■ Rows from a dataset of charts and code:
#####

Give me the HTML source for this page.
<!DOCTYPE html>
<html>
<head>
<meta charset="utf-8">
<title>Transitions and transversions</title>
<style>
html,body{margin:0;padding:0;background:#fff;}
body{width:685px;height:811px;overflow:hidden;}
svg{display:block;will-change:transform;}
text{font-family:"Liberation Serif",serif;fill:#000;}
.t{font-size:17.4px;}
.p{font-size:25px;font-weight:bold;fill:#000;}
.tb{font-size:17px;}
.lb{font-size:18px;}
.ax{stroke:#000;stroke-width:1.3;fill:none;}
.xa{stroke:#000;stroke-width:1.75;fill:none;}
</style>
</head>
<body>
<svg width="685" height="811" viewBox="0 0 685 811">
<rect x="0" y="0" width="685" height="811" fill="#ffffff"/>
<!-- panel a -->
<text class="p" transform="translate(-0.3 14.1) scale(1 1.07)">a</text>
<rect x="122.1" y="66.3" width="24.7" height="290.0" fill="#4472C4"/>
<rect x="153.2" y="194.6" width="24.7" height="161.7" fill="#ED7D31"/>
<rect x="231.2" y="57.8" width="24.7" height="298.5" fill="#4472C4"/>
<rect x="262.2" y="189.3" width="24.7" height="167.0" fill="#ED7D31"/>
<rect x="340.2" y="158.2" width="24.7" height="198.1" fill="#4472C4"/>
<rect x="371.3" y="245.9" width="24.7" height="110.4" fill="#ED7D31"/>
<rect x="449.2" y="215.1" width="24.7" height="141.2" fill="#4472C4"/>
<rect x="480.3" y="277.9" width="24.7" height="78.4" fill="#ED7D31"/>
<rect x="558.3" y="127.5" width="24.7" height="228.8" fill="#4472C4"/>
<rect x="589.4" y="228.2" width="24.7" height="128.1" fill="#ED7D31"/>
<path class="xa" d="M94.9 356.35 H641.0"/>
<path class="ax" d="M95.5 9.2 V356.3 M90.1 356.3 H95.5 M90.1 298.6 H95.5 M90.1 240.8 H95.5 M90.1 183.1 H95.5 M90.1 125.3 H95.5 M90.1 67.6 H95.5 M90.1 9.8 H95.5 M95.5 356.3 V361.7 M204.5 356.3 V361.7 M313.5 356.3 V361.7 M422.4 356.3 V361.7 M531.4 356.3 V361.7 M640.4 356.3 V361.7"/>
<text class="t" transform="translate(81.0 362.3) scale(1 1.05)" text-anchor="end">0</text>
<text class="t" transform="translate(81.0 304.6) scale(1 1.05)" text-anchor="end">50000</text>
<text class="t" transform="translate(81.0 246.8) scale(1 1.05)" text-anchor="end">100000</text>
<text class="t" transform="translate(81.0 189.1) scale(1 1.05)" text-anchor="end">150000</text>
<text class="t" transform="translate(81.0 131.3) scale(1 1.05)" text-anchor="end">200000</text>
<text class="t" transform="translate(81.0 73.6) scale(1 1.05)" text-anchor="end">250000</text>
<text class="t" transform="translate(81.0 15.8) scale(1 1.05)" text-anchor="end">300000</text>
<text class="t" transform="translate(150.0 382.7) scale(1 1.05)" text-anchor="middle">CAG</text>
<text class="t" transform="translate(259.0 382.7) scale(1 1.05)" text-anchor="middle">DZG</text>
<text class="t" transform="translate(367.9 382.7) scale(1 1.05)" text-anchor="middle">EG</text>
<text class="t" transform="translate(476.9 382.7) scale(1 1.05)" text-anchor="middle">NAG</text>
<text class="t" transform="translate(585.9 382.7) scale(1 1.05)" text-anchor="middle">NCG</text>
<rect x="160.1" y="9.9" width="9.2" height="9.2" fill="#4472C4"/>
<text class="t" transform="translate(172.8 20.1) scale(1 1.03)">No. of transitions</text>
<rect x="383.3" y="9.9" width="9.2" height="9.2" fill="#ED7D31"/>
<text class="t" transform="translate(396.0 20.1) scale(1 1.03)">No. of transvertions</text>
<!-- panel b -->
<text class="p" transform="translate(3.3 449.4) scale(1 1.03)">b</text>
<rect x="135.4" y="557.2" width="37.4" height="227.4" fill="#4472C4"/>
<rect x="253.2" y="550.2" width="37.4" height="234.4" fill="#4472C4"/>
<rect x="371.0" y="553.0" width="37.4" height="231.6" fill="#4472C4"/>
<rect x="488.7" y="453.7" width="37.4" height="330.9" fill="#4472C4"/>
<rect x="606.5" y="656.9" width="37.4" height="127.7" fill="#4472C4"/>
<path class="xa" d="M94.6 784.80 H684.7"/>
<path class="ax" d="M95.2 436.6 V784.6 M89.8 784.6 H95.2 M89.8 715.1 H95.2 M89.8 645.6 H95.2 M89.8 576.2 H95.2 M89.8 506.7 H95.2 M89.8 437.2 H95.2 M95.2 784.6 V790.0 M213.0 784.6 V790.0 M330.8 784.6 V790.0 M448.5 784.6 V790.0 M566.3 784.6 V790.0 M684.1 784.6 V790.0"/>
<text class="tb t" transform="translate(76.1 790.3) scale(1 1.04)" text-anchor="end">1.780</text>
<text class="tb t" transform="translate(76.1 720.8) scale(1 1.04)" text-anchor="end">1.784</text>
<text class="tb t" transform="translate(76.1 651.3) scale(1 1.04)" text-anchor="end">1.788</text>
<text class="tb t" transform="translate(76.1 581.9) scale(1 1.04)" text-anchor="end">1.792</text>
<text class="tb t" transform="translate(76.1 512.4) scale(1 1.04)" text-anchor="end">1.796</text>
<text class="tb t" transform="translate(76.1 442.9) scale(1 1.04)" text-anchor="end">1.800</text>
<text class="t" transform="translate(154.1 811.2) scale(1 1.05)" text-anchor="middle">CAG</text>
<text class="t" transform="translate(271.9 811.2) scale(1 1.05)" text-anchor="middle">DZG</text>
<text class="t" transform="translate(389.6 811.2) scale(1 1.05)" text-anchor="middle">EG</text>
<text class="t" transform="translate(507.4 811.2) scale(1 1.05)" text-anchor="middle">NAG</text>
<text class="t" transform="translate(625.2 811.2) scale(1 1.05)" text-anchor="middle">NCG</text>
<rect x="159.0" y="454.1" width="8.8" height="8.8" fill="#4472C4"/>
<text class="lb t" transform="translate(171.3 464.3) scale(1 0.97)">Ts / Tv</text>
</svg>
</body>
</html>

#####

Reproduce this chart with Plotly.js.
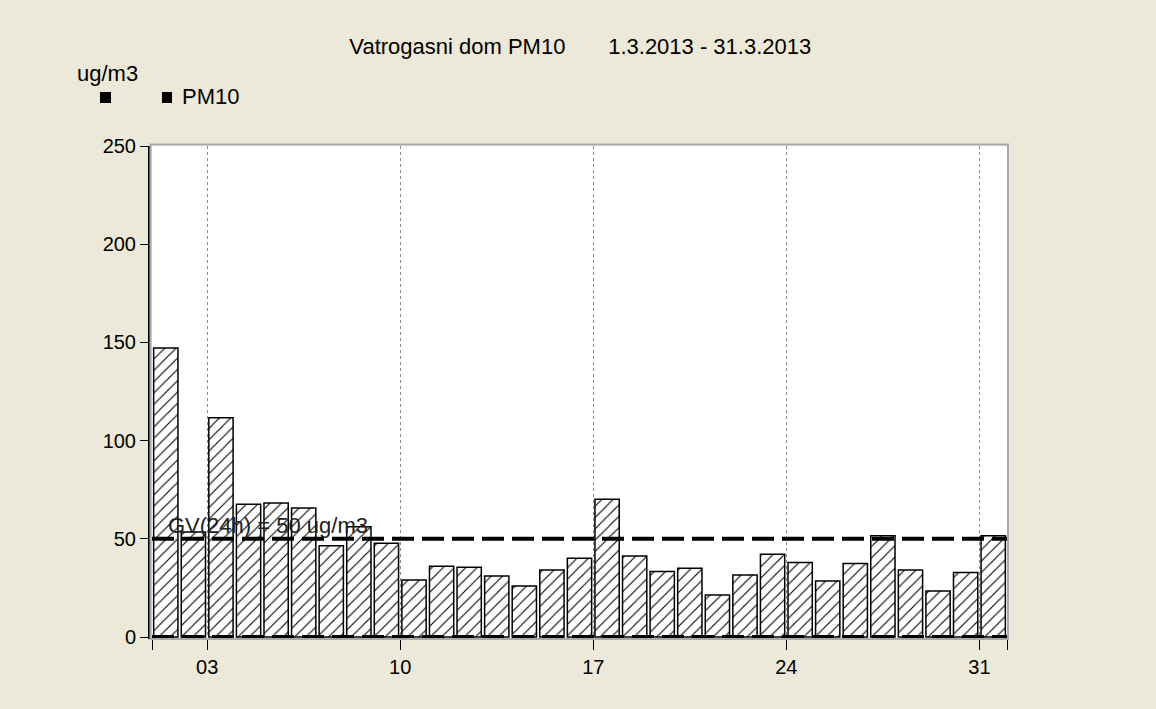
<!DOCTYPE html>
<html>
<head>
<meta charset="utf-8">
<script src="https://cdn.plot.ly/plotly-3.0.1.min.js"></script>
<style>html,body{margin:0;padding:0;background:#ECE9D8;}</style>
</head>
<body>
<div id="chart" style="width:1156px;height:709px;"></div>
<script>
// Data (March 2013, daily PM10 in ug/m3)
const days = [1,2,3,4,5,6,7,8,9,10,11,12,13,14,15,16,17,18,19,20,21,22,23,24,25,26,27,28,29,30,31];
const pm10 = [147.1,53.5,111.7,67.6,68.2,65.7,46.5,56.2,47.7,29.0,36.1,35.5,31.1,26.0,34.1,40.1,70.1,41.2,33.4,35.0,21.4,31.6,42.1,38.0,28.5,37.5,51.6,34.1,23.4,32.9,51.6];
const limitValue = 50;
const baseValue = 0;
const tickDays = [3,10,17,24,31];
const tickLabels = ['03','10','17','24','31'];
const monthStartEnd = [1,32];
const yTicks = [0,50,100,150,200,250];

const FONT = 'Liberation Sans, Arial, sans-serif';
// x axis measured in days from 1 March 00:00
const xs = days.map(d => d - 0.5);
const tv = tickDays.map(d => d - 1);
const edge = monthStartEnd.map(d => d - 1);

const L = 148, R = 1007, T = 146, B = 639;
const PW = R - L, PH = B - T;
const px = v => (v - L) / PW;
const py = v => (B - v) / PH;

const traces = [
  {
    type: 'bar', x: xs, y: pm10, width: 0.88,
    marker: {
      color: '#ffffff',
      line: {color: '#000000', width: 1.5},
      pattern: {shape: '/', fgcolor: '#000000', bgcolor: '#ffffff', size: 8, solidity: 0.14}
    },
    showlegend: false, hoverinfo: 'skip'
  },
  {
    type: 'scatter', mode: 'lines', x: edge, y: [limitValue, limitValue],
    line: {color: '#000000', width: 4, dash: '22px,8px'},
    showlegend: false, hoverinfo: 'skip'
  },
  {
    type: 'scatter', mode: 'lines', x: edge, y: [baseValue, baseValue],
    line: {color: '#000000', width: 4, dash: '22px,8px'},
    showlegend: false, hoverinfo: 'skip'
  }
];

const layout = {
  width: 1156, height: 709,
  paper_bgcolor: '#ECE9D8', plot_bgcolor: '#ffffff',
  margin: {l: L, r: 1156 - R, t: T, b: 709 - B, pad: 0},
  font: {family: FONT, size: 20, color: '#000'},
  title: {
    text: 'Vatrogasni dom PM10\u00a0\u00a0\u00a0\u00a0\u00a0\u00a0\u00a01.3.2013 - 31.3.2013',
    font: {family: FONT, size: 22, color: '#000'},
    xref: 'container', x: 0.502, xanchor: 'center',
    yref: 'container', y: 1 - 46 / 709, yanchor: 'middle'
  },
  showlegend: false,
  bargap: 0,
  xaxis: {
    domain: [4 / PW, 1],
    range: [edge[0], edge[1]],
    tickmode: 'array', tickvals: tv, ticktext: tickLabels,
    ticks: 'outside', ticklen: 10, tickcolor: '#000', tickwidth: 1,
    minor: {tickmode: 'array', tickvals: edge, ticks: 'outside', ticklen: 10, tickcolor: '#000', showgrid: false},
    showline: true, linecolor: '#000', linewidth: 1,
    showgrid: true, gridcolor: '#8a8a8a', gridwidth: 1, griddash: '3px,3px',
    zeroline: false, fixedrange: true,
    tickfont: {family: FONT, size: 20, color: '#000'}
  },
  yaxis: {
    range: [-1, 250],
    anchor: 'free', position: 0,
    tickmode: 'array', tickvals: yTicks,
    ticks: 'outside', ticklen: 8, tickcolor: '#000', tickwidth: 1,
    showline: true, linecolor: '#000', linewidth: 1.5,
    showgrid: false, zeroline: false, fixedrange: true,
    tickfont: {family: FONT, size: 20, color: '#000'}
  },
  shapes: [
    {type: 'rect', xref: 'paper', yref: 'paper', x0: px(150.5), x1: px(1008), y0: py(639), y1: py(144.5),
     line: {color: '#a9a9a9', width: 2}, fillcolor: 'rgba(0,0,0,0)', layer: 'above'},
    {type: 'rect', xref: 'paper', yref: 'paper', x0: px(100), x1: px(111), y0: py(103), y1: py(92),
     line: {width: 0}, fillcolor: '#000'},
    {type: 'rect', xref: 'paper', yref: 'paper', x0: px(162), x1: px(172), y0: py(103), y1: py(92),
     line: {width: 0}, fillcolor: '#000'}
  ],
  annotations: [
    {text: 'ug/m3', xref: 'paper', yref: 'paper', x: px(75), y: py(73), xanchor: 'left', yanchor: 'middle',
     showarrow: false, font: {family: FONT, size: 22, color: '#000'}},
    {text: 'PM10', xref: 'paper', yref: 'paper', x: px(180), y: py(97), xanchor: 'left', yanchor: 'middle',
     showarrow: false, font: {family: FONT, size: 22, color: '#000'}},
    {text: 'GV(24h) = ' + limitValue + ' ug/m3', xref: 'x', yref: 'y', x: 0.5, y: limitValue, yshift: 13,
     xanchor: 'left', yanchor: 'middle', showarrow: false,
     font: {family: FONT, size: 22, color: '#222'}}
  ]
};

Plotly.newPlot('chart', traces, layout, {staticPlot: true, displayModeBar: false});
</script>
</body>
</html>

#####

Which lines contain the word "this"? Return each of them.

■ Complete answer:
Give me the HTML source for this page.
Reproduce this chart with Plotly.js.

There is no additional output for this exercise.